Being modern is about being forward-thinking and always looking for the knowledge to make something better. I don’t think that is ever going to end. Human curiosity and innovation is always going to look for something to fix or discover. Although how the general populace reacts to the condition of modernity (your example of people sitting staring at a screen all day) I feel is a different matter. Hell, maybe sometime in the future, people are going to think that going outside to play in the sun rather than playing video games is a postmodern idea. Postmodernism loves irony. I’ve come to understand the relationship of modern and postmodern as some strange cycle, but I’m not 100% on that (I figure I will be by the end of the class.)

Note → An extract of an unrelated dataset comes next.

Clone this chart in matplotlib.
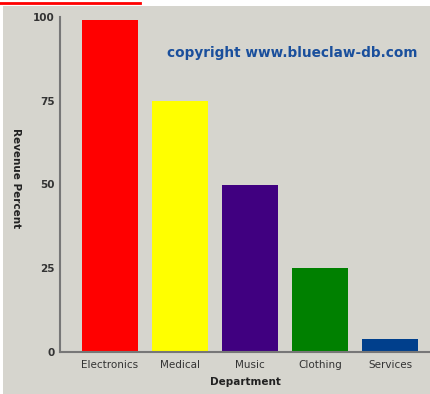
import matplotlib
matplotlib.use("Agg")

import matplotlib.pyplot as plt
from matplotlib.patches import Rectangle
from matplotlib.lines import Line2D

departments = ["Electronics", "Medical", "Music", "Clothing", "Services"]
revenue = [99, 75, 50, 25, 4]
bar_colors = ["#ff0000", "#ffff00", "#400080", "#008000", "#003f8c"]
y_ticks = [0, 25, 50, 75, 100]

bg = "#d6d5ce"

fig = plt.figure(figsize=(4.31, 3.94), dpi=100)
fig.patch.set_facecolor("white")

# gray panel and the red line above it
fig.patches.append(Rectangle((3 / 431, 0), 1, 388 / 394, transform=fig.transFigure,
                             facecolor=bg, edgecolor="none", zorder=-10))
fig.lines.append(Line2D([0, 140 / 431], [391 / 394, 391 / 394], transform=fig.transFigure,
                        color="#ff0000", linewidth=2, zorder=-5))

ax = fig.add_axes([60 / 431, 42 / 394, 371 / 431, 335 / 394])
ax.set_facecolor(bg)

x = range(len(departments))
ax.bar(x, revenue, width=0.8, color=bar_colors)

ax.set_xlim(-0.714, 4.586)
ax.set_ylim(0, 100)
ax.set_yticks(y_ticks)
ax.set_yticklabels([str(t) for t in y_ticks], fontsize=7.5, fontweight="bold", color="#333333")
ax.set_xticks(list(x))
ax.set_xticklabels(departments, fontsize=7.5, color="#333333")
ax.tick_params(axis="both", length=0)
ax.tick_params(axis="y", pad=4)
ax.tick_params(axis="x", pad=6)

for side in ["top", "right"]:
    ax.spines[side].set_visible(False)
for side in ["left", "bottom"]:
    ax.spines[side].set_color("#777777")
    ax.spines[side].set_linewidth(1.5)

ax.set_xlabel("Department", fontsize=7.5, fontweight="bold", color="#222222", labelpad=5)
fig.text(16 / 431, 1 - 178 / 394, "Revenue Percent", rotation=270, fontsize=7.5,
         fontweight="bold", color="#222222", ha="center", va="center")

fig.text(292 / 431, 1 - 53 / 394, "copyright www.blueclaw-db.com", fontsize=9.8,
         fontweight="bold", color="#1a4f9c", ha="center", va="center")

fig.savefig("out.png", dpi=100)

But if you like the free market, you have to like modernism. You just stated that “I think their needs to be a free market in order to motivate people to create new things and ideas“. The free market is a manifestation of modernity. It says everyone is free, intelligent, and innovative enough to be entitled to control their own economy without regulation. Obviously, in the light of recent economic mess, that’s not true. I like that you recognize that there is still a need for regulation to protect the poor, but I personally feel that acknowledging that is itself undermining the metanarrative of a free market. Which is good, because we’re here to criticize metanarrative, but the way you formulate it could be taken as being an absolute believer in it, please clarify if you can.

Neoconservatives are also a metanarrative and also fundamentalists, so I say be careful about agreeing with them. They may say they are for helping other countries with political and financial issues, but they also believe in manifest destiny. It swings to both extremes. We said were told we were helping Iraq by invading it. How does that kind of hypocrisy work? Neoconservatives are rational and technical maybe about their own agenda, but they don’t acknowledge the balance necessary (as do many fundamentalists) nor do they try to find the cause of things, just to name an entire polar opposition and blame everybody’s problems on that.

In a sentence or two, I guess what I’m trying to say is that you can’t have a free market without modernity and fundamentalists ruin everything.